Byzantine Resilient Non-Convex SVRG with Distributed Batch Gradient Computations

In this work, we consider the distributed stochastic optimization problem of minimizing a non-convex function $f(x) = \mathbb{E}_{\xi \sim \mathcal{D}} f(x; \xi)$ in an adversarial setting, where the individual functions $f(x; \xi)$ can also be potentially non-convex. We assume that at most $\alpha$-fraction of a total of $K$ nodes can be Byzantines. We propose a robust stochastic variance-reduced gradient (SVRG) like algorithm for the problem, where the batch gradients are computed at the worker nodes (WNs) and the stochastic gradients are computed at the server node (SN).
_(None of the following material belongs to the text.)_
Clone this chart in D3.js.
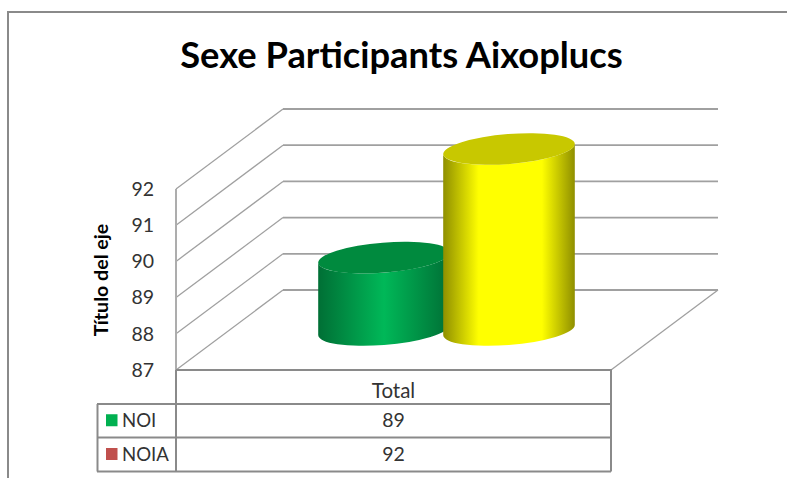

For the non-convex optimization problem, we show that we need $\tilde{O}\left( \frac{1}{\epsilon^{5/3} K^{2/3}} + \frac{\alpha^{4/3}}{\epsilon^{5/3}} \right)$ gradient computations on average at each node (SN and WNs) to reach an $\epsilon$-stationary point. The proposed algorithm guarantees convergence via the design of a novel Byzantine filtering rule which is independent of the problem dimension. Importantly, we capture the effect of the fraction of Byzantine nodes $\alpha$ present in the network on the convergence performance of the algorithm.